After 188 or so km, I got to the turnoff to Mogocha. There was a cafe by the side of the road at the turnoff (but no hotel) and I wondered whether I really wanted to go the 7km into town (and back). I half-considered just grabbing dinner at the cafe and camping somewhere nearby.
Then I heard a rumble of thunder, and saw some lightning over the hills and changed my mind in a hurry.
At least the road into Mogocha was paved -- indeed it was a brilliant road, easily as good as the highway, if not better in some parts, and I made quick work of it and into the town.
Mogocha is a Regional Town (think "County Seat") and one of the bigger ones along the Amur highway, so according to my map had a couple of hotels. I'd seen a billboard or two along the highway for some hotels, but they seemed to form an entirely disjoint set from those on my map.
Oh well. I got into town, saw a sign for a hotel (not on the map) a half-km to the right. The road in said direction was not paved, and led downhill. I didn't particularly relish the idea of having to climb the hill back up, especially if the hotel turned out to be unsuitable (was it my imagination or was the thunder getting closer?) so kept it in mind as an option and continued toward the town centre.
Pretty quick I was really close to the point where my map indicated a hotel. I looked around and saw nothing. I pulled out my phone. Indeed it seemed like it was right here. There was another one a few blocks ahead, but double-checking it was listed as "общежитие" (which translates, variously, as "hostel" or "dormitory"), which was suspect. I'd tried one of those in a previous town and it turned out to be an army barracks (!!). So I was a little leery.

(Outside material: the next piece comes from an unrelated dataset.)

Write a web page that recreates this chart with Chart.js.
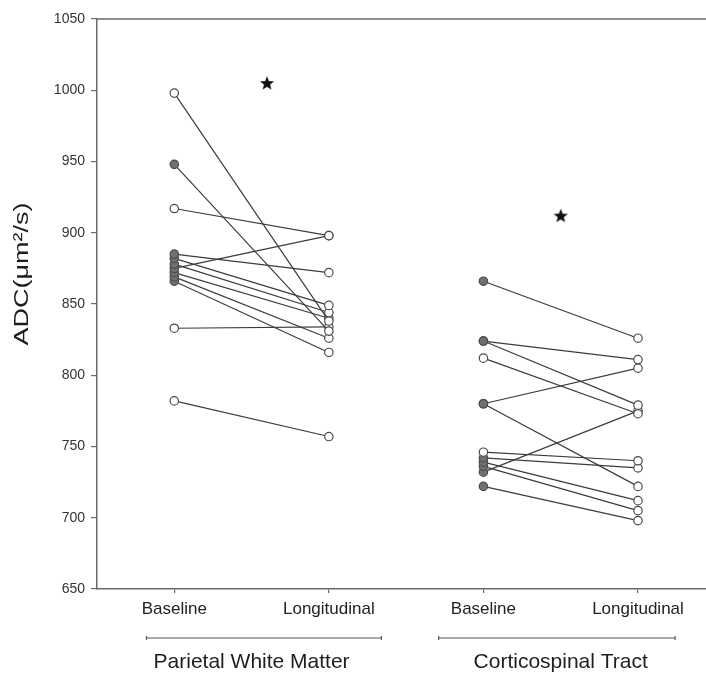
<!DOCTYPE html>
<html>
<head>
<meta charset="utf-8">
<script src="https://cdn.jsdelivr.net/npm/chart.js@4"></script>
<style>
  html, body { margin: 0; padding: 0; background: #fff; }
</style>
</head>
<body>
<canvas id="chart" width="706" height="680"></canvas>
<script>
// tick labels along the bottom, one per column, and the two region names
const timepoints = ["Baseline", "Longitudinal", "Baseline", "Longitudinal"];
const regions = ["Parietal White Matter", "Corticospinal Tract"];
const yTitle = "ADC(\u03bcm\u00b2/s)";

// Parietal white matter, one entry per subject
const pwmBaseline     = [998, 948, 917, 885, 882, 878, 875, 872, 869, 866, 833, 782];
const pwmLongitudinal = [838, 831, 898, 872, 849, 844, 898, 840, 826, 816, 834, 757];
const pwmFilled       = [0, 1, 0, 1, 1, 1, 1, 1, 1, 1, 0, 0];

// Corticospinal tract, one entry per subject
const cstBaseline     = [866, 824, 824, 812, 780, 780, 746, 742, 739, 736, 732, 722];
const cstLongitudinal = [826, 811, 779, 773, 805, 722, 740, 735, 712, 705, 775, 698];
const cstFilled       = [1, 1, 1, 0, 1, 1, 0, 1, 1, 1, 1, 1];

// significance stars (column position, value)
const starX = [1.6, 3.5];
const starY = [1005, 912];

// bracket under each region, in column units
const bracketFrom = [0.82, 2.71];
const bracketTo   = [2.34, 4.24];

const FONT = "'Liberation Sans', Arial, sans-serif";

function makeStar() {
  const c = document.createElement('canvas');
  c.width = 16; c.height = 16;
  const g = c.getContext('2d');
  g.fillStyle = '#111';
  g.beginPath();
  for (let i = 0; i < 10; i++) {
    const r = i % 2 === 0 ? 7.5 : 3.2;
    const a = -Math.PI / 2 + i * Math.PI / 5;
    const px = 8 + r * Math.cos(a), py = 8.5 + r * Math.sin(a);
    if (i === 0) g.moveTo(px, py); else g.lineTo(px, py);
  }
  g.closePath();
  g.fill();
  return c;
}

const datasets = [];
function addPairs(base, follow, filled, col) {
  base.forEach((b, i) => {
    datasets.push({
      data: [{x: col, y: b}, {x: col + 1, y: follow[i]}],
      showLine: true,
      borderColor: '#3c3c3c',
      borderWidth: 1.2,
      pointRadius: 4.2,
      pointBorderWidth: 1.2,
      pointBorderColor: '#4a4a4a',
      pointBackgroundColor: [filled[i] ? '#707070' : '#ffffff', '#ffffff']
    });
  });
}
addPairs(pwmBaseline, pwmLongitudinal, pwmFilled, 1);
addPairs(cstBaseline, cstLongitudinal, cstFilled, 3);

datasets.push({
  data: starX.map((x, i) => ({x: x, y: starY[i]})),
  pointStyle: makeStar(),
  pointRadius: 8,
  showLine: false
});

const regionPlugin = {
  id: 'regions',
  afterDraw(chart) {
    const {ctx, chartArea, scales: {x}} = chart;
    ctx.save();
    // top frame line
    ctx.strokeStyle = '#6a6a6a';
    ctx.lineWidth = 1.5;
    ctx.beginPath();
    ctx.moveTo(chartArea.left, chartArea.top);
    ctx.lineTo(chartArea.right, chartArea.top);
    ctx.stroke();

    // brackets and region names
    const by = chartArea.bottom + 49;
    ctx.lineWidth = 1.2;
    ctx.strokeStyle = '#555';
    ctx.fillStyle = '#1e1e1e';
    ctx.font = '21px ' + FONT;
    ctx.textAlign = 'center';
    ctx.textBaseline = 'middle';
    regions.forEach((name, i) => {
      const x0 = x.getPixelForValue(bracketFrom[i]);
      const x1 = x.getPixelForValue(bracketTo[i]);
      ctx.beginPath();
      ctx.moveTo(x0, by); ctx.lineTo(x1, by);
      ctx.moveTo(x0, by - 2); ctx.lineTo(x0, by + 2);
      ctx.moveTo(x1, by - 2); ctx.lineTo(x1, by + 2);
      ctx.stroke();
      ctx.fillText(name, x.getPixelForValue(2 * i + 1.5), chartArea.bottom + 73);
    });

    // y axis title, drawn wide like the original
    ctx.translate(22, chartArea.top + 255);
    ctx.rotate(-Math.PI / 2);
    ctx.scale(1.35, 1);
    ctx.font = '20px ' + FONT;
    ctx.fillText(yTitle, 0, 0);
    ctx.restore();
  }
};

new Chart(document.getElementById('chart'), {
  type: 'scatter',
  data: { datasets: datasets },
  options: {
    responsive: false,
    animation: false,
    layout: { autoPadding: false, padding: { top: 19, right: 0, bottom: 0, left: 0 } },
    plugins: { legend: { display: false }, tooltip: { enabled: false } },
    scales: {
      x: {
        type: 'linear',
        min: 0.5,
        max: 4.44,
        afterBuildTicks: s => { s.ticks = timepoints.map((t, i) => ({value: i + 1})); },
        afterFit: s => { s.height = 91; s.paddingLeft = 0; s.paddingRight = 0; },
        ticks: {
          callback: v => timepoints[v - 1],
          autoSkip: false,
          maxRotation: 0,
          padding: 6,
          color: '#222',
          font: { family: FONT, size: 17 }
        },
        grid: { drawOnChartArea: false, drawTicks: true, tickLength: 4, color: '#6a6a6a', lineWidth: 1.2 },
        border: { display: true, color: '#6a6a6a', width: 1.5 }
      },
      y: {
        min: 650,
        max: 1050,
        afterFit: s => { s.width = 97; s.paddingTop = 0; s.paddingBottom = 0; },
        ticks: {
          stepSize: 50,
          padding: 6,
          color: '#333',
          font: { family: FONT, size: 14 },
          callback: v => String(v)
        },
        grid: { drawOnChartArea: false, drawTicks: true, tickLength: 6, color: '#6a6a6a', lineWidth: 1.2 },
        border: { display: true, color: '#6a6a6a', width: 1.5 }
      }
    }
  },
  plugins: [regionPlugin]
});
</script>
</body>
</html>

Instead I shone my bike headlight around, and saw a billboard for the one that was supposed to be right there. The hotel "Tourist." The billboard looked friendly enough. It showed a couple of backpackers -- generally my kind of people! There was an arrow pointing left, off the road. I walked the bike down to the left, and indeed, there it was: the Hotel "Tourist."
No lights on, or any indication it was open. But that's one of the main lessons of Russia (which I've mentioned previously): don't let outward appearances deceive. So I decided to try the door anyway.
Sure enough, it opened, and there was a desk inside with a friendly enough receptionist that was happy to book me a room. ₽800 or so. No ensuite, but that's fine. Perfectly clean and comfortable. Shower down the hall, power outlets; no complaints.
The hotel had a cafe, but it was long closed (by now well past 10:00) so I headed into town to find some dinner. Headed for the train station, mindful of previous lessons, but couldn't quite seem to find it in the dark, so returned to the town centre, where I found a 24h supermarket. That would do for bread, kolbasa and cheese. A standard "supermarket dinner" - nothing fancy, but perfectly serviceable.
And more than adequate after a 195km day. Hurrah!